One of the key aspects of physical computing is the ability to gather information about the real world. In order to do that, you must know which sensors are available and, more importantly, how to use them. This is precisely what the “Sensing The World” chapter of my upcoming book on physical computing is about. For a limited time, I am giving it away to all web developers who want to break free from the confines of the digital world and start exploring the physical world.

This (almost finished) free chapter will look at an array of binary and analog sensors that can drive projects. It will then explain in details how to use them in web-based physical computing projects: from the hardware all the way up to the software. It’s a great way to start learning how to interface with the tangible world.
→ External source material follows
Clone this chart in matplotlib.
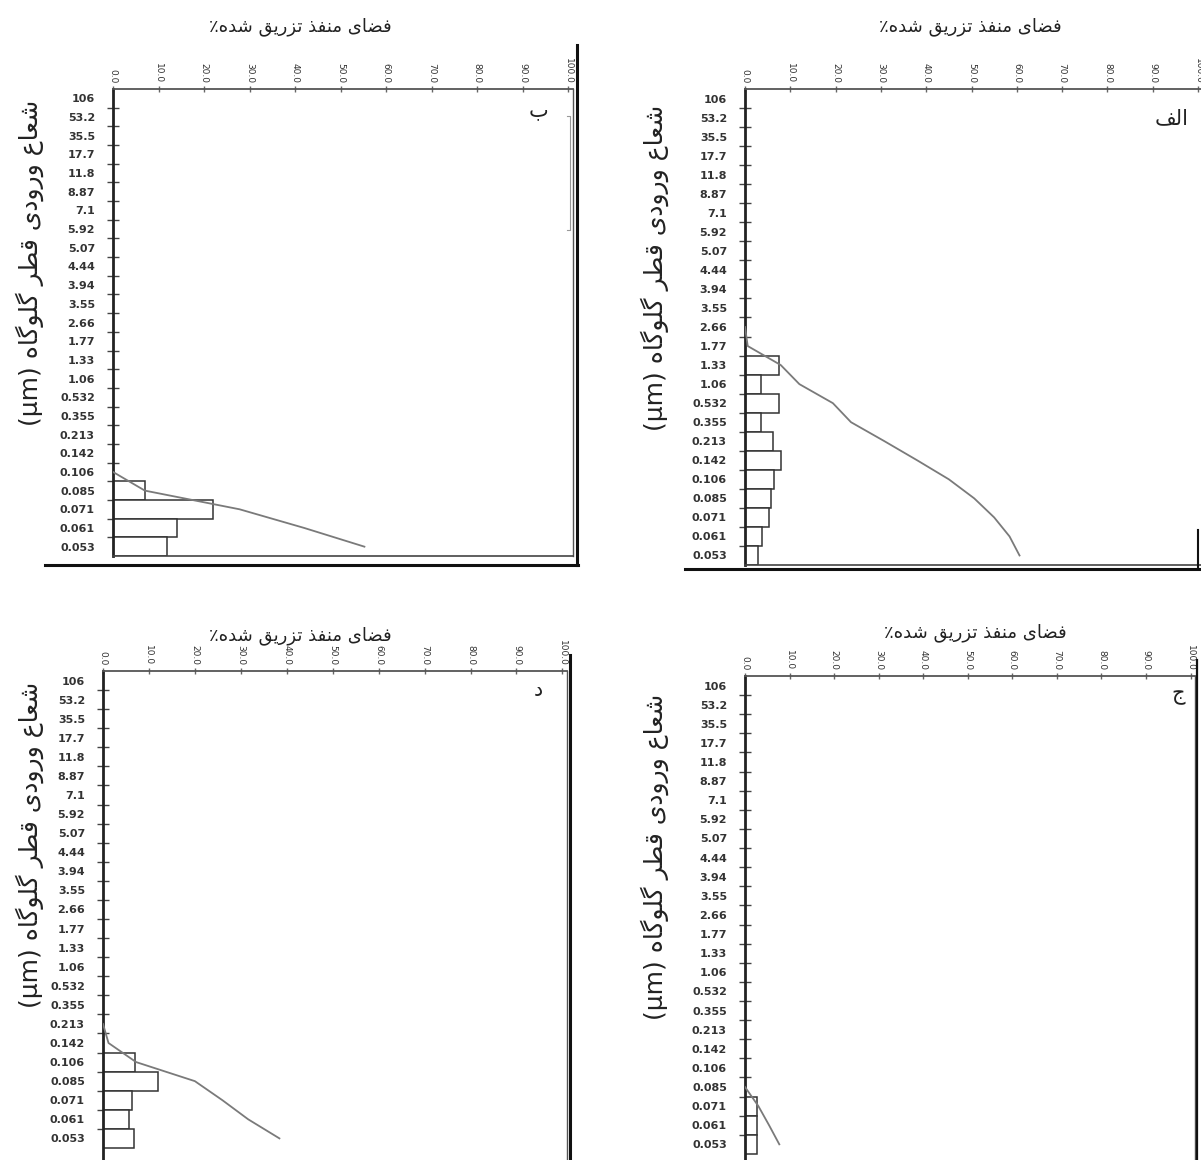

Beware that the chapter has not yet been proof-read or copyedited in any way. It might contain errors and omissions. It would be very helpful to receive feedback from readers. You can do so by commenting below or by using the contact form. This is actually what I’m hoping for by releasing it early and free.

Note: by downloading the free chapter, you will be automatically subscribed to the monthly TangibleJS newsletter. You can always unsubscribe anytime.

The photo in the header image is from A.J. Cann. It is being used according to the terms of the Creative Commons CC BY-SA 2.0 license.


  • Dan

    Looks great! No suggestions here. I’m a javascript developer with some arduino experience so I enjoyed the part about johnny-five and I2C.

  • Jamil


    You may want to include a chapter or section dedicated to programmable logic devices like fpga’s as they these are going mainstream in an era of distributed computing and big data processing, let me know if you needed help,

    • Jean-Philippe Côté

      Hello Jamil,

      That’s a very interesting suggestion. However, I’m afraid it might be a bit too hardcore for the average web developer… Honestly, I’m not too familiar with FPGAs myself so maybe I’m wrong here. Am I?


  • Patrick

    Hi looks like a nice book.

    Why don’t you consider publishing it on leanpub.

    You can get early feedback and some revenue and your readers are in the loop if new content arises.